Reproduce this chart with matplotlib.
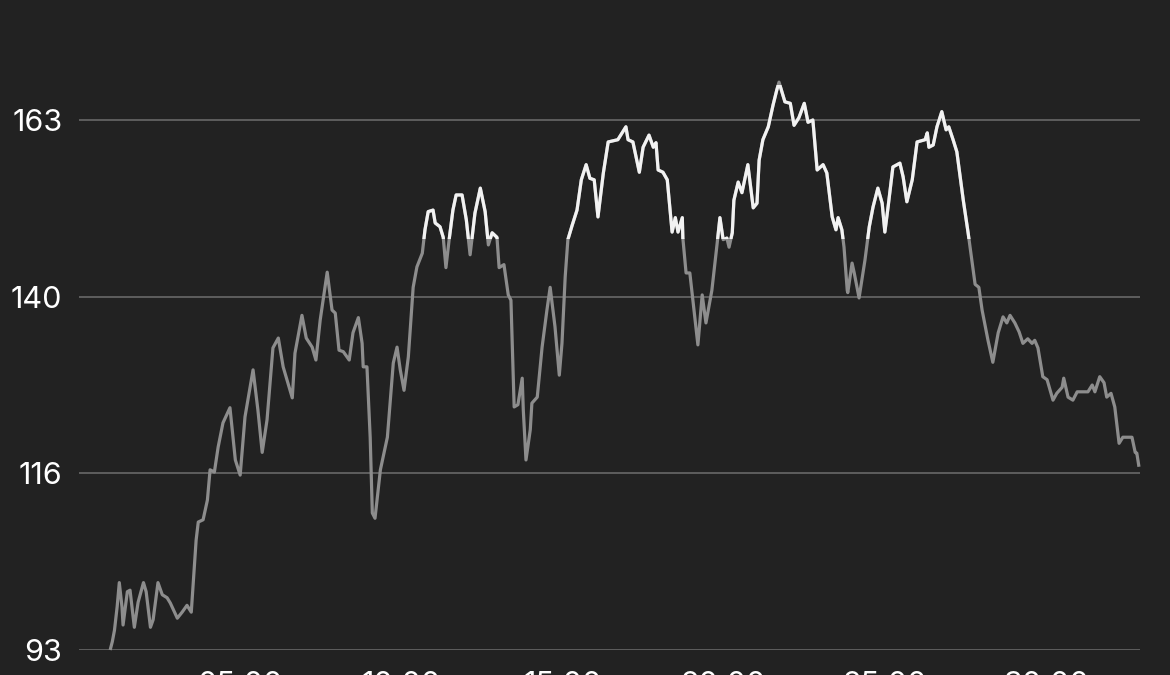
import matplotlib
matplotlib.use("Agg")
import matplotlib.pyplot as plt
from matplotlib.patches import Rectangle

# elapsed time (s) and heart rate (bpm)
time_s = [58, 62, 66, 71, 75, 80, 82, 90, 95, 103, 110, 120, 125, 133, 138, 147, 155, 164, 170, 183,
          192, 201, 209, 213, 218, 222, 231, 239, 244, 252, 259, 268, 281, 291, 300, 309, 324, 333, 341, 350,
          361, 371, 380, 397, 402, 415, 423, 434, 441, 449, 462, 471, 477, 484, 492, 503, 510, 520, 527, 529,
          536, 542, 546, 551, 561, 574, 579, 585, 592, 598, 605, 613, 622, 629, 639, 644, 650, 659, 663, 672,
          678, 683, 689, 696, 702, 713, 721, 728, 737, 747, 756, 762, 769, 778, 782, 791, 799, 804, 808, 810,
          817, 825, 827, 832, 840, 843, 853, 862, 871, 877, 886, 894, 899, 905, 910, 918, 927, 935, 944, 951,
          959, 966, 976, 985, 1003, 1011, 1018, 1022, 1031, 1043, 1050, 1061, 1069, 1074, 1078, 1087, 1095, 1104, 1110, 1115,
          1123, 1124, 1130, 1137, 1143, 1152, 1160, 1167, 1178, 1188, 1193, 1199, 1206, 1210, 1216, 1219, 1227, 1234, 1245, 1255,
          1262, 1266, 1273, 1283, 1292, 1299, 1303, 1309, 1314, 1324, 1331, 1340, 1350, 1357, 1366, 1374, 1385, 1392, 1402, 1409,
          1413, 1420, 1424, 1430, 1431, 1439, 1443, 1452, 1463, 1471, 1478, 1487, 1495, 1500, 1506, 1515, 1528, 1534, 1541, 1551,
          1560, 1575, 1579, 1582, 1590, 1597, 1606, 1614, 1619, 1627, 1634, 1646, 1655, 1668, 1675, 1681, 1692, 1701, 1711, 1720,
          1727, 1733, 1742, 1750, 1757, 1766, 1774, 1779, 1785, 1794, 1802, 1813, 1820, 1830, 1833, 1841, 1850, 1858, 1878, 1886,
          1891, 1900, 1908, 1913, 1921, 1928, 1936, 1943, 1960, 1966, 1969, 1973]
heart_rate = [93.0, 94.1, 95.6, 98.7, 101.9, 98.7, 96.3, 100.7, 100.9, 96.0, 99.3, 101.9, 100.7, 96.0, 97.0, 101.9, 100.3, 99.9, 99.2, 97.2,
              98.0, 98.9, 98.0, 102.2, 107.5, 109.9, 110.2, 112.8, 116.8, 116.5, 119.8, 123.0, 125.0, 118.1, 116.1, 123.8, 130.0, 124.7, 119.1, 123.4,
              132.9, 134.2, 130.4, 126.3, 132.2, 137.2, 134.2, 133.0, 131.3, 136.6, 142.9, 137.9, 137.5, 132.6, 132.4, 131.3, 134.9, 136.9, 133.5, 130.4,
              130.4, 121.1, 111.1, 110.4, 116.8, 121.1, 125.6, 130.9, 133.0, 130.0, 127.3, 131.7, 140.9, 143.6, 145.4, 148.5, 150.9, 151.1, 149.4, 148.9,
              147.5, 143.5, 147.2, 151.1, 153.1, 153.1, 149.8, 145.2, 150.7, 154.0, 150.9, 146.5, 148.1, 147.5, 143.5, 143.9, 139.9, 139.2, 130.0, 125.1,
              125.4, 128.9, 124.7, 118.1, 122.1, 125.6, 126.4, 133.0, 137.9, 140.9, 135.7, 129.3, 133.5, 142.3, 147.2, 149.1, 151.1, 155.1, 157.1, 155.3,
              155.1, 150.2, 156.0, 160.1, 160.4, 161.3, 162.1, 160.4, 160.1, 156.1, 159.4, 161.0, 159.4, 160.0, 156.4, 156.1, 155.1, 148.2, 150.1, 148.2,
              150.1, 147.4, 142.8, 142.8, 139.0, 133.3, 139.9, 136.2, 140.5, 146.8, 150.1, 147.2, 147.4, 146.2, 148.1, 152.4, 154.8, 153.4, 157.1, 151.4,
              152.0, 157.7, 160.4, 162.1, 165.0, 167.0, 168.0, 166.6, 165.4, 165.2, 162.3, 163.3, 165.2, 162.7, 163.0, 156.4, 157.1, 156.0, 150.2, 148.5,
              150.1, 148.5, 146.2, 140.5, 140.2, 144.1, 142.8, 139.5, 144.5, 148.9, 151.5, 154.0, 152.0, 148.2, 151.5, 156.8, 157.3, 155.5, 152.2, 155.1,
              160.1, 160.4, 161.3, 159.4, 159.7, 162.1, 164.1, 161.7, 162.1, 160.4, 158.8, 152.4, 148.1, 141.3, 140.9, 137.9, 133.9, 131.0, 134.9, 137.0,
              136.2, 137.2, 136.2, 135.0, 133.5, 134.1, 133.5, 133.9, 132.9, 129.1, 128.7, 126.0, 126.9, 127.7, 128.9, 126.4, 126.0, 127.1, 127.1, 128.0,
              127.1, 129.1, 128.3, 126.4, 126.9, 125.1, 120.3, 121.1, 121.1, 119.1, 119.0, 117.2]

y_ticks = [93, 93 + 70 / 3, 93 + 140 / 3, 163]
y_tick_labels = ["93", "116", "140", "163"]
x_ticks = [300, 600, 900, 1200, 1500, 1800]
x_tick_labels = ["05:00", "10:00", "15:00", "20:00", "25:00", "30:00"]
high_threshold = 147.3
peak_threshold = 167.6

BG = "#222222"
W, H = 1170, 675
fig = plt.figure(figsize=(W / 100, H / 100), dpi=100, facecolor=BG)
ax = fig.add_axes([79 / W, 25 / H, (1140 - 79) / W, 610 / H], facecolor=BG)

ymin = 93
ymax = 93 + 610 / (530 / 70)
xmax = (1140 - 78.8) / 32.24 * 60
ax.set_xlim(0, xmax)
ax.set_ylim(ymin, ymax)

for yt in y_ticks:
    ax.axhline(yt, color="#6e6e6e", lw=1.1, zorder=1)

lw = 2.3
gray_line, = ax.plot(time_s, heart_rate, color="#8d8d8d", lw=lw, solid_joinstyle="round",
                     solid_capstyle="butt", zorder=3, clip_on=False)
white_line, = ax.plot(time_s, heart_rate, color="#f2f2f2", lw=lw, solid_joinstyle="round",
                      solid_capstyle="butt", zorder=4, clip_on=False)
clip_white = Rectangle((-100, high_threshold), xmax + 200, peak_threshold - high_threshold,
                       transform=ax.transData, facecolor="none", edgecolor="none")
ax.add_patch(clip_white)
white_line.set_clip_path(clip_white)
white_line.set_clip_on(True)

ax.set_yticks(y_ticks)
ax.set_yticklabels(y_tick_labels)
ax.set_xticks(x_ticks)
ax.set_xticklabels(x_tick_labels)
for s in ax.spines.values():
    s.set_visible(False)
ax.tick_params(axis="both", length=0, colors="#ffffff", labelsize=22)
ax.tick_params(axis="y", pad=12)
ax.tick_params(axis="x", pad=15)
for lab in ax.get_xticklabels() + ax.get_yticklabels():
    lab.set_family(["Inter", "DejaVu Sans"])
    lab.set_color("#ffffff")

fig.savefig("out.png", dpi=100, facecolor=BG)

Exercise directions:
Restate exactly, please, only the lines between the start of the data and the line containing "from matplotlib.patches import Rectangle", both ends included, skipping the pictures.

Task output:
Reproduce this chart with matplotlib.
import matplotlib
matplotlib.use("Agg")
import matplotlib.pyplot as plt
from matplotlib.patches import Rectangle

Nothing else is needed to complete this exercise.